Schneider faced more discouragement in 2000 and 2001, when he tried to get government assistance to install an elevator in his Columbia townhouse. Local government and social service officials offered little hope, and one wrote Schneider suggesting that he and his neighbors hold a bake sale to raise the money. But independent living advocates such as Jamey George insisted the state could help with low-interest loans. Schneider decided to sell his townhouse and buy a home that could be remodeled to accommodate several friends with MS who lived in nursing facilities.

``I wanted to have a home for a group of people who are disabled,'' Schneider said. He believed a new law in Maryland would make it easier, since it required state agencies to get more services to disabled adults in community settings, rather than institutions. He still rankles at the reaction of one state rehabilitation official, who told him he wasn't competent to run such a home.

Schneider persevered, but it wasn't long before he was struggling with misfiled loan applications, climbing remodeling expenses and ballooning debt. That's when his cyber community stepped into the fray. Schneider administers an online forum and support group for MS patients called MedSupport that draws participants from 12 countries and is an example of how the Internet has forged new ties among people with disabilities. One participant is Kimberly Hensel, a woman with severe MS who lives in a small, isolated Arizona town. Hensel's disease garbles her speech, but she can communicate online by typing in a personalized shorthand with one index finger: ``most folks ive come n contact w over the internet hav the desire 2 keep adaptn 2 their changn needs 2 b as independent as we can,'' she e-mailed. ``often we need a little help 2 enable us 2 do just that.'' MedSupport members began sending hundreds of e-mails to the Maryland governor's office asking for its intervention in Schneider's case.

The office of Rep. Benjamin L. Cardin (D-Md.) also got involved, arguing that state officials could choose between loaning Schneider money or spending tens of thousands of dollars annually--in Maryland the average annual cost is

$50,000--to keep him in a nursing home.

The bureaucrats relented, and last year Schneider got two loans totaling $65,000 to cover the cost of the $48,000 elevator and some of the remodeling.

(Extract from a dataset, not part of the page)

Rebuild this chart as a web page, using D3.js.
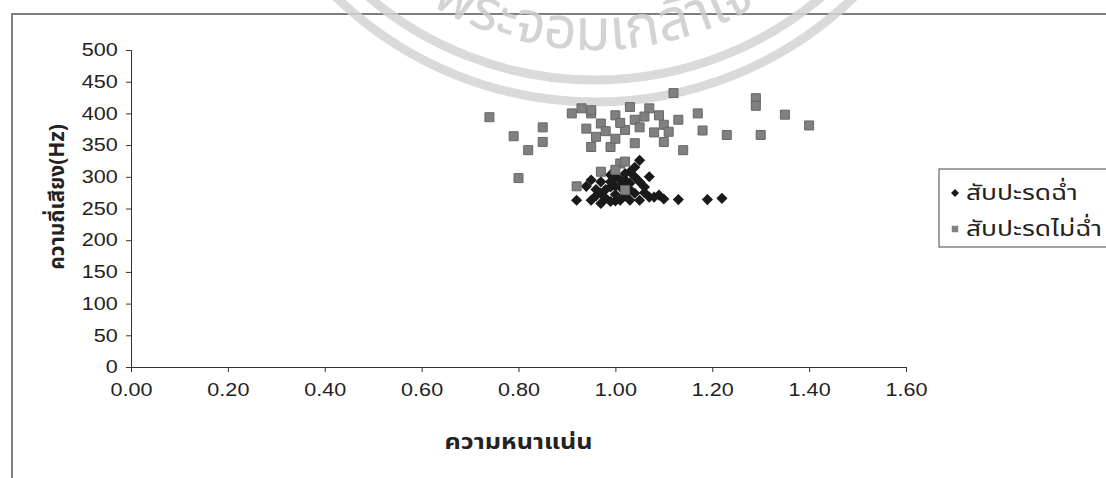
<!DOCTYPE html>
<html>
<head>
<meta charset="utf-8">
<script src="https://cdn.jsdelivr.net/npm/d3@7"></script>
<style>
  body { margin: 0; background: #fff; }
  svg { display: block; }
</style>
</head>
<body>
<div id="chart"></div>
<script>
// series: juicy pineapple (diamonds) and non-juicy pineapple (squares)
var seriesNames = ['สับปะรดฉ่ำ', 'สับปะรดไม่ฉ่ำ'];

var juicyDensity = [0.92, 0.94, 0.95, 0.95, 0.97, 0.97, 0.97, 0.99, 0.99, 0.99, 1.00, 1.01, 1.01, 1.02,
    1.03, 1.03, 1.04, 1.05, 1.05, 1.06, 1.07, 1.07, 1.08, 1.09, 1.10, 1.13, 1.19, 1.22, 1.00, 1.02, 1.04,
    0.96, 0.98, 1.00, 1.01, 1.02, 1.03, 1.04, 0.98, 1.00, 1.06, 1.03, 0.96, 1.05, 1.02, 0.99];
var juicyPitch = [263, 285, 263, 295, 258, 274, 292, 261, 284, 303, 300, 263, 284, 287,
    263, 308, 274, 263, 326, 284, 268, 300, 268, 271, 265, 264, 264, 266, 272, 295, 315,
    270, 280, 285, 295, 270, 290, 300, 266, 262, 275, 280, 280, 292, 305, 292];

var notJuicyDensity = [0.74, 0.79, 0.85, 0.85, 0.82, 0.80, 0.92,
    0.91, 0.93, 0.95, 0.94, 0.95, 0.95, 0.97, 1.00, 1.03, 1.02, 1.04, 1.07, 1.09, 1.10, 1.13, 1.11,
    1.10, 1.12, 1.17, 1.18, 1.14, 1.23, 0.99, 0.96, 1.04, 0.98, 1.01, 1.06, 1.08, 1.00, 1.05,
    1.29, 1.29, 1.35, 1.40, 1.30,
    0.97, 1.01, 1.02, 1.02, 1.00];
var notJuicyPitch = [394, 364, 378, 355, 342, 298, 285,
    400, 408, 400, 376, 347, 405, 384, 397, 410, 374, 390, 408, 397, 382, 390, 371,
    355, 432, 400, 373, 342, 366, 347, 363, 353, 372, 385, 395, 370, 360, 378,
    424, 412, 398, 381, 366,
    308, 321, 324, 279, 311];

var xTicks = [0, 0.2, 0.4, 0.6, 0.8, 1.0, 1.2, 1.4, 1.6];
var yTicks = [0, 50, 100, 150, 200, 250, 300, 350, 400, 450, 500];

var xTitle = 'ความหนาแน่น';
var yTitle = 'ความถี่เสียง(Hz)';
var stampText = 'พระจอมเกล้าเจ';

var fullWidth = 1106;
var fullHeight = 478;
var plotLeft = 131;
var plotRight = 906;
var plotTop = 50;
var plotBottom = 367;

var tickFont = '"Liberation Sans", Arial, sans-serif';
var thaiFont = '"Noto Sans Thai", Tahoma, "Noto Sans", sans-serif';
var axisColor = '#333';
var squareColor = '#808080';
var diamondColor = '#1a1a1a';

window.onload = function() {
    render();
};

function render() {
    var svg = d3.select('#chart').append('svg')
        .attr('width', fullWidth)
        .attr('height', fullHeight);

    // outer chart frame (runs off the right and bottom of the scan)
    svg.append('path')
        .attr('d', 'M12,' + (fullHeight + 5) + 'V14H' + (fullWidth + 5))
        .attr('fill', 'none')
        .attr('stroke', '#555')
        .attr('stroke-width', 1.5);

    drawStamp(svg);
    makeGraph(svg);
    makeLegend(svg);
}

// faint library stamp showing through the scan
function drawStamp(svg) {
    var cx = 595, cy = -270;
    var g = svg.append('g').style('opacity', 0.85);
    [372, 350].forEach(function(r) {
        g.append('circle')
            .attr('cx', cx)
            .attr('cy', cy)
            .attr('r', r)
            .attr('fill', 'none')
            .attr('stroke', '#d4d4d4')
            .attr('stroke-width', 9);
    });
    var rt = 320;
    g.append('path')
        .attr('id', 'stampArc')
        .attr('fill', 'none')
        .attr('d', 'M' + (cx - rt) + ',' + cy + 'A' + rt + ',' + rt + ' 0 0 0 ' + (cx + rt) + ',' + cy);
    g.append('text')
        .style('font-family', thaiFont)
        .style('font-size', '58px')
        .style('fill', '#cccccc')
        .append('textPath')
        .attr('href', '#stampArc')
        .attr('startOffset', 330)
        .text(stampText);
}

function makeGraph(svg) {
    var x = d3.scaleLinear().domain([0, 1.6]).range([plotLeft, plotRight]);
    var y = d3.scaleLinear().domain([0, 500]).range([plotBottom, plotTop]);

    var xAxis = svg.append('g')
        .attr('transform', 'translate(0,' + plotBottom + ')')
        .call(d3.axisBottom(x).tickValues(xTicks).tickFormat(d3.format('.2f')).tickSizeOuter(0).tickSize(5).tickPadding(11));
    xAxis.selectAll('text')
        .attr('transform', 'scale(1.2,1)')
        .style('font-family', tickFont)
        .style('font-size', '18px')
        .style('fill', '#222');

    var yAxis = svg.append('g')
        .attr('transform', 'translate(' + plotLeft + ',0)')
        .call(d3.axisLeft(y).tickValues(yTicks).tickSizeOuter(0).tickSize(5));
    yAxis.selectAll('text')
        .attr('x', -11)
        .attr('transform', 'scale(1.2,1)')
        .style('font-family', tickFont)
        .style('font-size', '18px')
        .style('fill', '#222');

    [xAxis, yAxis].forEach(function(a) {
        a.selectAll('path, line').attr('stroke', axisColor);
    });

    // axis titles
    svg.append('text')
        .attr('transform', 'translate(' + ((plotLeft + plotRight) / 2) + ',449) scale(1.2,1)')
        .style('text-anchor', 'middle')
        .style('font-family', thaiFont)
        .style('font-weight', 'bold')
        .style('font-size', '21px')
        .style('fill', '#222')
        .text(xTitle);

    svg.append('text')
        .attr('transform', 'translate(64,' + 197 + ') rotate(-90)')
        .style('text-anchor', 'middle')
        .style('font-family', thaiFont)
        .style('font-weight', 'bold')
        .style('font-size', '21px')
        .style('fill', '#222')
        .text(yTitle);

    // juicy: black diamonds
    var diamond = d3.symbol(d3.symbolSquare, 62);
    svg.append('g').selectAll('path')
        .data(d3.range(juicyDensity.length))
        .join('path')
        .attr('d', diamond)
        .attr('transform', function(i) {
            return 'translate(' + x(juicyDensity[i]) + ',' + y(juicyPitch[i]) + ') rotate(45)';
        })
        .attr('fill', diamondColor);

    // not juicy: grey squares, drawn on top
    var square = d3.symbol(d3.symbolSquare, 81);
    svg.append('g').selectAll('path')
        .data(d3.range(notJuicyDensity.length))
        .join('path')
        .attr('d', square)
        .attr('transform', function(i) {
            return 'translate(' + x(notJuicyDensity[i]) + ',' + y(notJuicyPitch[i]) + ')';
        })
        .attr('fill', squareColor)
        .attr('stroke', '#666')
        .attr('stroke-width', 1);
}

function makeLegend(svg) {
    var lx = 939, ly = 169;
    svg.append('rect')
        .attr('x', lx)
        .attr('y', ly)
        .attr('width', 200)
        .attr('height', 78)
        .attr('fill', '#fff')
        .attr('stroke', '#444')
        .attr('stroke-width', 1);

    var rows = [
        { name: seriesNames[0], sym: d3.symbol(d3.symbolSquare, 32), rot: 45, fill: diamondColor, cy: 193 },
        { name: seriesNames[1], sym: d3.symbol(d3.symbolSquare, 42), rot: 0, fill: squareColor, cy: 229 }
    ];
    rows.forEach(function(r) {
        svg.append('path')
            .attr('d', r.sym)
            .attr('transform', 'translate(' + (lx + 16) + ',' + r.cy + ') rotate(' + r.rot + ')')
            .attr('fill', r.fill);
        svg.append('text')
            .attr('transform', 'translate(' + (lx + 27) + ',' + (r.cy + 7) + ') scale(1.2,1)')
            .style('font-family', thaiFont)
            .style('font-size', '22px')
            .style('fill', '#222')
            .text(r.name);
    });
}
</script>
</body>
</html>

His ranch home now has wide, sloping concrete walks from his front and back doors that draw him outside even on wintry days. His basement quarters feature a bathroom with a roll-in shower, a toilet with double grab bars and electronic sensing devices, kitchen cabinets that accommodate his wheelchair, and appliances installed so that he can reach into them from his wheelchair.

But he ran out of money to remodel the bathroom on the main floor and widen the hallways. The new elevator sits little used. The home for his MS friends hasn't happened, and Schneider rents out the first floor to an able-bodied tenant.

His correspondence with the state Department of Health and Mental Hygiene has convinced him that the state would try to make him comply with elaborate licensure and certification rules for what it calls his ``residential facility.''

``If the health care bureaucracy isn't attuned to working with people with disabilities, it doesn't matter what the words of the law are,'' he said.

Recently, Schneider hired two exercise therapists, who came to his house for several weeks of half-hour sessions. They had him do reps with four-pound weights on his good right arm, and worked with his left arm and legs as well, under the theory that repeated movement might invigorate his damaged nervous system.

Schneider also has his longtime personal attendants help him do stretching exercises with his left arm to keep the muscles from permanently contracting. During one visit, he grimaced as attendant Oretha Solee slowly pulled his extended arm out and behind his back.

``That's good, that's enough,'' he whispered.

Someday, Schneider says, there may be a medical breakthrough in MS, and he wants to remain as limber as he can be. In the meantime, he receives calls from health care bureaucrats who want to update their records and ask if he still has MS. Yes, he tells them, and he recounts the conversations with sardonic resignation. He has learned to live with it.